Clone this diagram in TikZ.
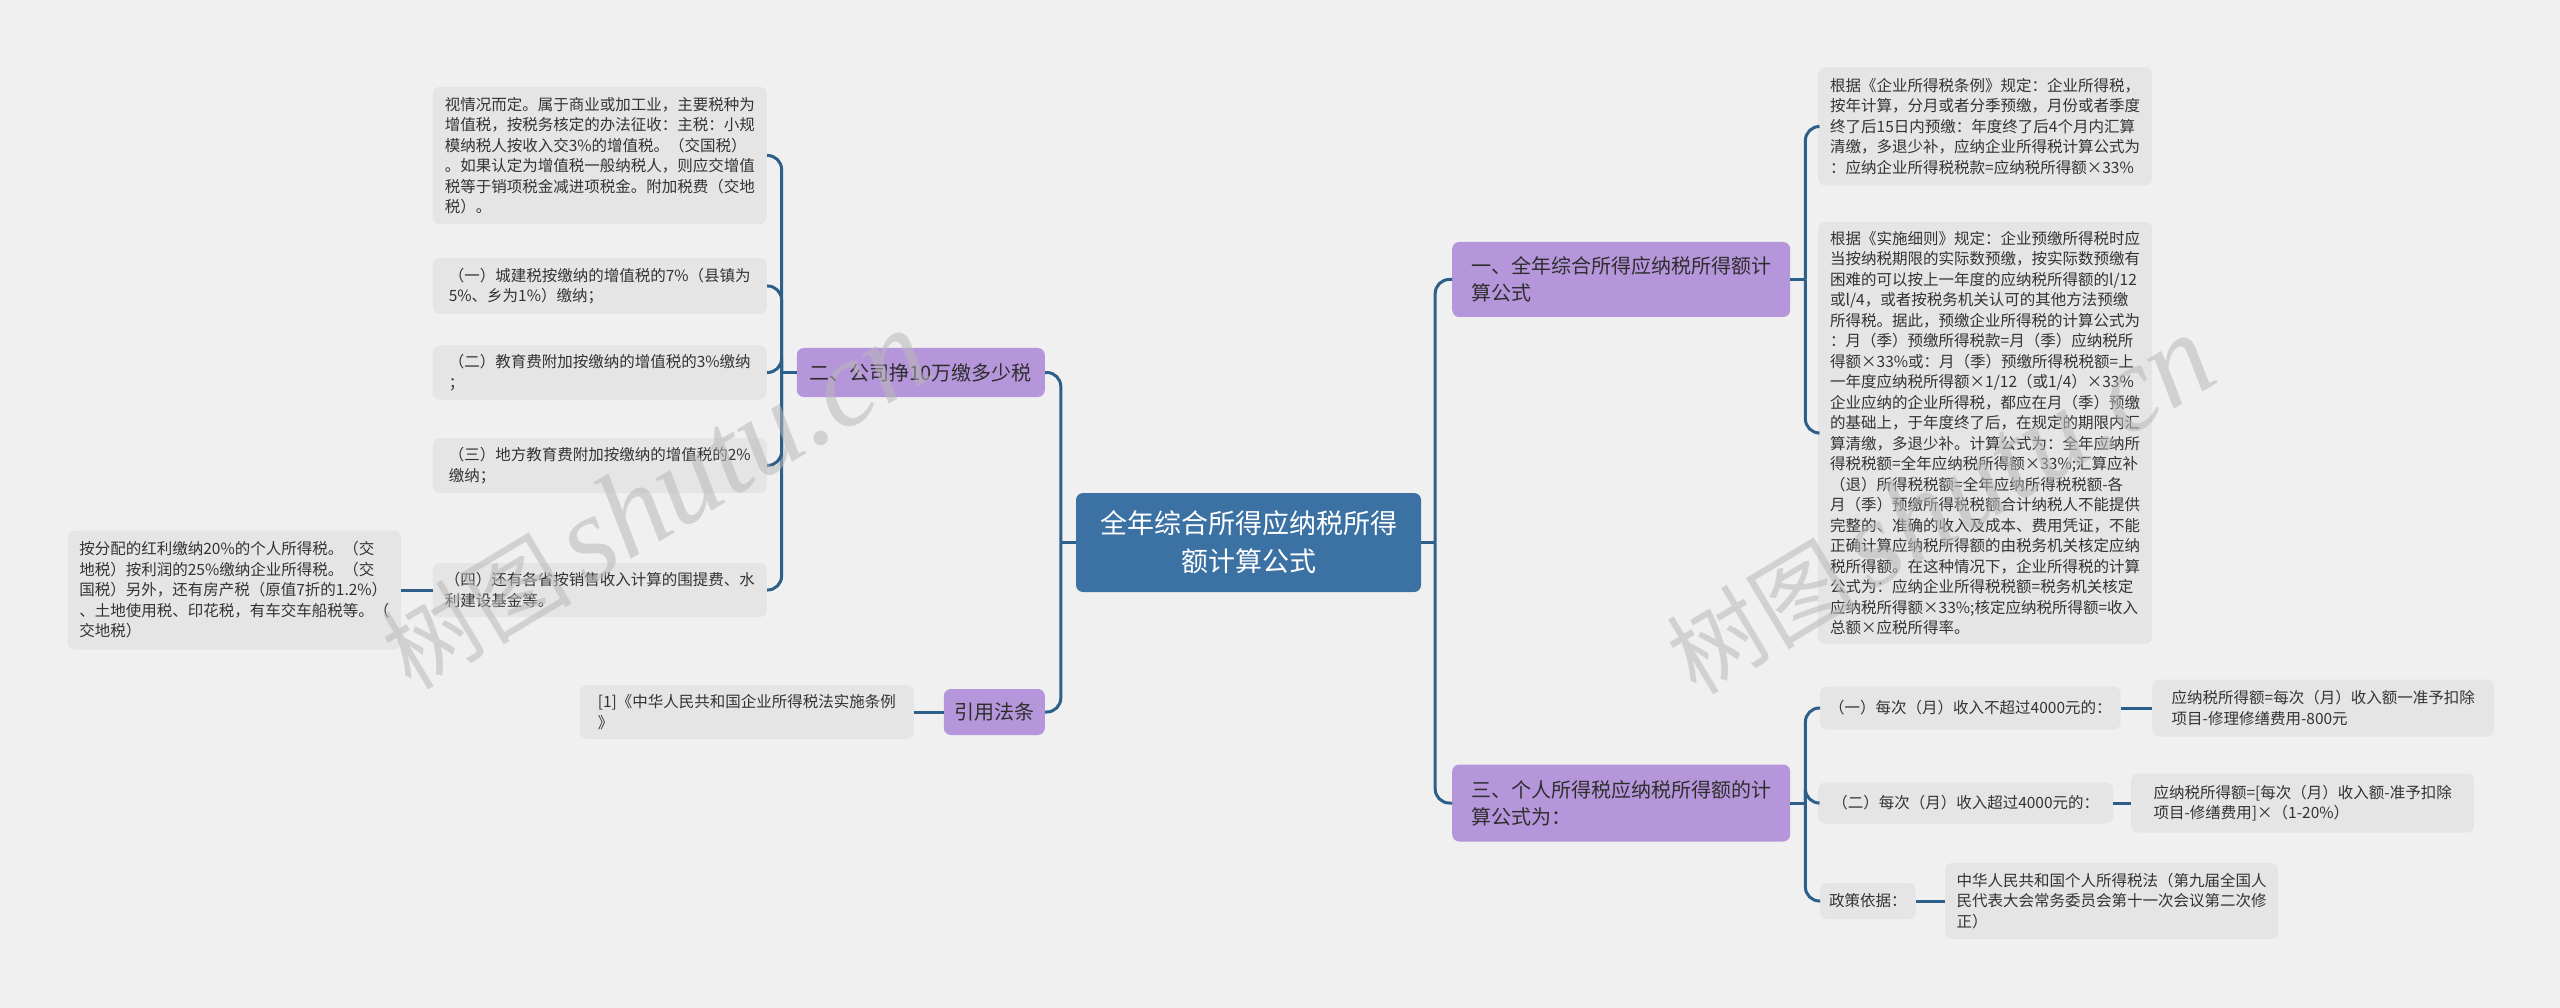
\documentclass[tikz,border=0pt]{standalone}
\usepackage{fontspec}
\newfontfamily\cjk{Noto Sans CJK SC}
\newfontfamily\wmserif{Liberation Serif}
\usetikzlibrary{calc}
\definecolor{bgc}{HTML}{F0F0F0}
\definecolor{leafbg}{HTML}{E5E5E5}
\definecolor{leaftext}{HTML}{333333}
\definecolor{topicbg}{HTML}{B696DA}
\definecolor{topictext}{HTML}{2E2E2E}
\definecolor{rootbg}{HTML}{3B71A3}
\definecolor{connc}{HTML}{2D5F8B}
\definecolor{wm}{HTML}{B8B8B8}
\begin{document}
\begin{tikzpicture}[x=1pt,y=-1pt,
 leaf/.style={fill=leafbg, rounded corners=7pt, inner xsep=9pt, inner ysep=3pt, font=\cjk\fontsize{15.5}{20.5}\selectfont, text=leaftext, align=left},
 topic/.style={fill=topicbg, rounded corners=7pt, inner xsep=8pt, inner ysep=3pt, font=\cjk\fontsize{20}{27}\selectfont, text=topictext, align=left},
 rootbox/.style={fill=rootbg, rounded corners=7pt, inner sep=6pt, font=\cjk\fontsize{27}{38}\selectfont, text=white, align=center},
 conn/.style={draw=connc, line width=3pt, rounded corners=14pt},
 wmark/.style={text=wm, opacity=0.55, rotate=31, inner sep=0pt}
]
\fill[bgc] (0,0) rectangle (2560,1008);
\useasboundingbox (0,0) rectangle (2560,1008);

% root
\node[rootbox, minimum width=345pt, minimum height=99pt] (root) at (1248.5,542.5) {全年综合所得应纳税所得\\额计算公式};

% left topics
\node[topic, anchor=east, minimum width=248pt, minimum height=49pt] (t2) at (1045,372.5) {二、公司挣10万缴多少税};
\node[topic, anchor=east, minimum width=101pt, minimum height=46pt] (tref) at (1045,712) {引用法条};

% left leaves
\node[leaf, anchor=east, minimum width=334pt, minimum height=137pt] (la) at (767,155.5) {视情况而定。属于商业或加工业，主要税种为\\增值税，按税务核定的办法征收：主税：小规\\模纳税人按收入交3\%的增值税。（交国税）\\。如果认定为增值税一般纳税人，则应交增值\\税等于销项税金减进项税金。附加税费（交地\\税）。};
\node[leaf, anchor=east, minimum width=334pt, minimum height=56pt] (lb) at (767,286) {（一）城建税按缴纳的增值税的7\%（县镇为\\5\%、乡为1\%）缴纳；};
\node[leaf, anchor=east, minimum width=334pt, minimum height=54pt] (lc) at (767,372.5) {（二）教育费附加按缴纳的增值税的3\%缴纳\\；};
\node[leaf, anchor=east, minimum width=334pt, minimum height=55pt] (ld) at (767,465.5) {（三）地方教育费附加按缴纳的增值税的2\%\\缴纳；};
\node[leaf, anchor=east, minimum width=334pt, minimum height=54pt] (le) at (767,590) {（四）还有各省按销售收入计算的围提费、水\\利建设基金等。};
\node[leaf, anchor=east, minimum width=333pt, minimum height=119pt] (lf) at (401,590) {按分配的红利缴纳20\%的个人所得税。（交\\地税）按利润的25\%缴纳企业所得税。（交\\国税）另外，还有房产税（原值7折的1.2\%）\\、土地使用税、印花税，有车交车船税等。（\\交地税）};
\node[leaf, anchor=east, minimum width=334pt, minimum height=54pt] (lref) at (914,712) {[1]《中华人民共和国企业所得税法实施条例\\》};

% right topics
\node[topic, anchor=west, minimum width=338pt, minimum height=75pt] (t1) at (1452,279.5) {一、全年综合所得应纳税所得额计\\算公式};
\node[topic, anchor=west, minimum width=338pt, minimum height=77pt] (t3) at (1452,803) {三、个人所得税应纳税所得额的计\\算公式为：};

% right leaves
\node[leaf, anchor=west, minimum width=334pt, minimum height=118pt] (r1) at (1818,126.5) {根据《企业所得税条例》规定：企业所得税，\\按年计算，分月或者分季预缴，月份或者季度\\终了后15日内预缴：年度终了后4个月内汇算\\清缴，多退少补，应纳企业所得税计算公式为\\：应纳企业所得税税款=应纳税所得额×33\%};
\node[leaf, anchor=west, minimum width=334pt, minimum height=422pt] (r2) at (1818,433) {根据《实施细则》规定：企业预缴所得税时应\\当按纳税期限的实际数预缴，按实际数预缴有\\困难的可以按上一年度的应纳税所得额的l/12\\或l/4，或者按税务机关认可的其他方法预缴\\所得税。据此，预缴企业所得税的计算公式为\\：月（季）预缴所得税款=月（季）应纳税所\\得额×33\%或：月（季）预缴所得税税额=上\\一年度应纳税所得额×1/12（或1/4）×33\%\\企业应纳的企业所得税，都应在月（季）预缴\\的基础上，于年度终了后，在规定的期限内汇\\算清缴，多退少补。计算公式为：全年应纳所\\得税税额=全年应纳税所得额×33\%;汇算应补\\（退）所得税税额=全年应纳所得税税额-各\\月（季）预缴所得税税额合计纳税人不能提供\\完整的、准确的收入及成本、费用凭证，不能\\正确计算应纳税所得额的由税务机关核定应纳\\税所得额。在这种情况下，企业所得税的计算\\公式为：应纳企业所得税税额=税务机关核定\\应纳税所得额×33\%;核定应纳税所得额=收入\\总额×应税所得率。};

\node[leaf, anchor=west, minimum width=300pt, minimum height=43pt] (c1) at (1820,708) {（一）每次（月）收入不超过4000元的：};
\node[leaf, anchor=west, minimum width=342pt, minimum height=57pt] (c1f) at (2152,708) {应纳税所得额=每次（月）收入额一准予扣除\\项目-修理修缮费用-800元};
\node[leaf, anchor=west, minimum width=295pt, minimum height=41pt] (c2) at (1818,803) {（二）每次（月）收入超过4000元的：};
\node[leaf, anchor=west, minimum width=343pt, minimum height=59pt] (c2f) at (2131,803) {应纳税所得额=[每次（月）收入额-准予扣除\\项目-修缮费用]×（1-20\%）};
\node[leaf, anchor=west, minimum width=95pt, minimum height=36pt] (c3) at (1820,901) {政策依据：};
\node[leaf, anchor=west, minimum width=333pt, minimum height=76pt] (c3f) at (1945,901) {中华人民共和国个人所得税法（第九届全国人\\民代表大会常务委员会第十一次会议第二次修\\正）};

% connectors
\coordinate (jl) at ($(root.west)+(-15,0)$);
\coordinate (jr) at ($(root.east)+(14,0)$);
\coordinate (j2) at ($(t2.west)+(-15,0)$);
\coordinate (j1) at ($(t1.east)+(15,0)$);
\coordinate (j3) at ($(t3.east)+(15,0)$);
\draw[conn] (root.west) -- (jl);
\draw[conn] (jl) |- (t2.east);
\draw[conn] (jl) |- (tref.east);
\draw[conn] (root.east) -- (jr);
\draw[conn] (jr) |- (t1.west);
\draw[conn] (jr) |- (t3.west);
\draw[conn] (t2.west) -- (j2);
\foreach \n in {la,lb,lc,ld,le} \draw[conn] (j2) |- (\n.east);
\draw[conn] (le.west) -- (lf.east);
\draw[conn] (tref.west) -- (lref.east);
\draw[conn] (t1.east) -- (j1);
\draw[conn] (j1) |- (r1.west);
\draw[conn] (j1) |- (r2.west);
\draw[conn] (t3.east) -- (j3);
\draw[conn] (j3) |- (c1.west);
\draw[conn] (j3) |- (c2.west);
\draw[conn] (j3) |- (c3.west);
\draw[conn] (c1.east) -- (c1f.west);
\draw[conn] (c2.east) -- (c2f.west);
\draw[conn] (c3.east) -- (c3f.west);

% watermarks
\node[wmark] (wm1) at (655,500) {{\cjk\fontsize{95}{95}\selectfont 树图}\hspace{14pt}{\wmserif\itshape\fontsize{122}{122}\selectfont shutu.cn}};
\node[wmark] (wm2) at (1940,505) {{\cjk\fontsize{95}{95}\selectfont 树图}\hspace{14pt}{\wmserif\itshape\fontsize{122}{122}\selectfont shutu.cn}};
\end{tikzpicture}
\end{document}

========

§ PROBLEM TO SOLVE:
Please repeat exactly the data above from its first line to the line that contains "minimum width=101pt, minimum", inclusive, and leave every picture out.

§ ANSWER TO THE TASK:
Clone this diagram in TikZ.
\documentclass[tikz,border=0pt]{standalone}
\usepackage{fontspec}
\newfontfamily\cjk{Noto Sans CJK SC}
\newfontfamily\wmserif{Liberation Serif}
\usetikzlibrary{calc}
\definecolor{bgc}{HTML}{F0F0F0}
\definecolor{leafbg}{HTML}{E5E5E5}
\definecolor{leaftext}{HTML}{333333}
\definecolor{topicbg}{HTML}{B696DA}
\definecolor{topictext}{HTML}{2E2E2E}
\definecolor{rootbg}{HTML}{3B71A3}
\definecolor{connc}{HTML}{2D5F8B}
\definecolor{wm}{HTML}{B8B8B8}
\begin{document}
\begin{tikzpicture}[x=1pt,y=-1pt,
 leaf/.style={fill=leafbg, rounded corners=7pt, inner xsep=9pt, inner ysep=3pt, font=\cjk\fontsize{15.5}{20.5}\selectfont, text=leaftext, align=left},
 topic/.style={fill=topicbg, rounded corners=7pt, inner xsep=8pt, inner ysep=3pt, font=\cjk\fontsize{20}{27}\selectfont, text=topictext, align=left},
 rootbox/.style={fill=rootbg, rounded corners=7pt, inner sep=6pt, font=\cjk\fontsize{27}{38}\selectfont, text=white, align=center},
 conn/.style={draw=connc, line width=3pt, rounded corners=14pt},
 wmark/.style={text=wm, opacity=0.55, rotate=31, inner sep=0pt}
]
\fill[bgc] (0,0) rectangle (2560,1008);
\useasboundingbox (0,0) rectangle (2560,1008);

% root
\node[rootbox, minimum width=345pt, minimum height=99pt] (root) at (1248.5,542.5) {全年综合所得应纳税所得\\额计算公式};

% left topics
\node[topic, anchor=east, minimum width=248pt, minimum height=49pt] (t2) at (1045,372.5) {二、公司挣10万缴多少税};
\node[topic, anchor=east, minimum width=101pt, minimum height=46pt] (tref) at (1045,712) {引用法条};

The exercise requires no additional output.